> [Information supplied]:
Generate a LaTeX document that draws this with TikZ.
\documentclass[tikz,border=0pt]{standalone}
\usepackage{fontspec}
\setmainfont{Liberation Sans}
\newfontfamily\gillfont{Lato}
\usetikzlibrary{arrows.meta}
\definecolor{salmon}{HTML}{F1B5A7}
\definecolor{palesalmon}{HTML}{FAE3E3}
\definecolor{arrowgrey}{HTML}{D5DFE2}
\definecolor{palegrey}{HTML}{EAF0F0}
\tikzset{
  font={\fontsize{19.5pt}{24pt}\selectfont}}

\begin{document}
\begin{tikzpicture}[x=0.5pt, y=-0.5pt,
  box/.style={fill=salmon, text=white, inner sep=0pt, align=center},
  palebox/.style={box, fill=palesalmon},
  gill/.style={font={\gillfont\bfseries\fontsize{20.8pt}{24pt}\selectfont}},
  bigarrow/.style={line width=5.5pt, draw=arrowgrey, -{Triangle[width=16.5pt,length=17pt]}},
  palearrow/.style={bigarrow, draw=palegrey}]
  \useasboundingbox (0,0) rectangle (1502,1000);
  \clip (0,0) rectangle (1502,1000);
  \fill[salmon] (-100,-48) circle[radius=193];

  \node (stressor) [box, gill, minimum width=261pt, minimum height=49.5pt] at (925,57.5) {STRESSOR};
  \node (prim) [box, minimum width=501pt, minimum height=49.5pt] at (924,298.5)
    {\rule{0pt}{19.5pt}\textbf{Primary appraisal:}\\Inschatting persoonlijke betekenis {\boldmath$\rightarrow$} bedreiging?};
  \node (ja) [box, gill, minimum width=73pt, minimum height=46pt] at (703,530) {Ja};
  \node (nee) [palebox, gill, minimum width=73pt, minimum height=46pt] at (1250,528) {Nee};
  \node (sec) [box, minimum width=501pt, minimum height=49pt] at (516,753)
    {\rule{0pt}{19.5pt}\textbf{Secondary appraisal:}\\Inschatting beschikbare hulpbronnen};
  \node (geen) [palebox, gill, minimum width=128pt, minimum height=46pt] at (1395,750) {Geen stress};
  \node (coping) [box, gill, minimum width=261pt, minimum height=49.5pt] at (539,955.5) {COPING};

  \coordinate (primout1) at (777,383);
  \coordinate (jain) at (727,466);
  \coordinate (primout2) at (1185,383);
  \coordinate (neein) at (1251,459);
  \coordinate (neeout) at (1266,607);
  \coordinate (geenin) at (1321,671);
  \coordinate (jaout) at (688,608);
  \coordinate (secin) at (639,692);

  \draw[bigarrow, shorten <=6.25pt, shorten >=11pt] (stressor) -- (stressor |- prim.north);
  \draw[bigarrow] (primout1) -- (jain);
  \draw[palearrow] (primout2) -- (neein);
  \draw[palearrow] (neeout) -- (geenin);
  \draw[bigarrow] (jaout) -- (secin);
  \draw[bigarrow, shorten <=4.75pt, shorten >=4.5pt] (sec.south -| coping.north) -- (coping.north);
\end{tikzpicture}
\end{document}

> [Your task]:
Your task is to transcribe the material exactly.

> [Answer to this exercise]:
Generate a LaTeX document that draws this with TikZ.
\documentclass[tikz,border=0pt]{standalone}
\usepackage{fontspec}
\setmainfont{Liberation Sans}
\newfontfamily\gillfont{Lato}
\usetikzlibrary{arrows.meta}
\definecolor{salmon}{HTML}{F1B5A7}
\definecolor{palesalmon}{HTML}{FAE3E3}
\definecolor{arrowgrey}{HTML}{D5DFE2}
\definecolor{palegrey}{HTML}{EAF0F0}
\tikzset{
  font={\fontsize{19.5pt}{24pt}\selectfont}}

\begin{document}
\begin{tikzpicture}[x=0.5pt, y=-0.5pt,
  box/.style={fill=salmon, text=white, inner sep=0pt, align=center},
  palebox/.style={box, fill=palesalmon},
  gill/.style={font={\gillfont\bfseries\fontsize{20.8pt}{24pt}\selectfont}},
  bigarrow/.style={line width=5.5pt, draw=arrowgrey, -{Triangle[width=16.5pt,length=17pt]}},
  palearrow/.style={bigarrow, draw=palegrey}]
  \useasboundingbox (0,0) rectangle (1502,1000);
  \clip (0,0) rectangle (1502,1000);
  \fill[salmon] (-100,-48) circle[radius=193];

  \node (stressor) [box, gill, minimum width=261pt, minimum height=49.5pt] at (925,57.5) {STRESSOR};
  \node (prim) [box, minimum width=501pt, minimum height=49.5pt] at (924,298.5)
    {\rule{0pt}{19.5pt}\textbf{Primary appraisal:}\\Inschatting persoonlijke betekenis {\boldmath$\rightarrow$} bedreiging?};
  \node (ja) [box, gill, minimum width=73pt, minimum height=46pt] at (703,530) {Ja};
  \node (nee) [palebox, gill, minimum width=73pt, minimum height=46pt] at (1250,528) {Nee};
  \node (sec) [box, minimum width=501pt, minimum height=49pt] at (516,753)
    {\rule{0pt}{19.5pt}\textbf{Secondary appraisal:}\\Inschatting beschikbare hulpbronnen};
  \node (geen) [palebox, gill, minimum width=128pt, minimum height=46pt] at (1395,750) {Geen stress};
  \node (coping) [box, gill, minimum width=261pt, minimum height=49.5pt] at (539,955.5) {COPING};

  \coordinate (primout1) at (777,383);
  \coordinate (jain) at (727,466);
  \coordinate (primout2) at (1185,383);
  \coordinate (neein) at (1251,459);
  \coordinate (neeout) at (1266,607);
  \coordinate (geenin) at (1321,671);
  \coordinate (jaout) at (688,608);
  \coordinate (secin) at (639,692);

  \draw[bigarrow, shorten <=6.25pt, shorten >=11pt] (stressor) -- (stressor |- prim.north);
  \draw[bigarrow] (primout1) -- (jain);
  \draw[palearrow] (primout2) -- (neein);
  \draw[palearrow] (neeout) -- (geenin);
  \draw[bigarrow] (jaout) -- (secin);
  \draw[bigarrow, shorten <=4.75pt, shorten >=4.5pt] (sec.south -| coping.north) -- (coping.north);
\end{tikzpicture}
\end{document}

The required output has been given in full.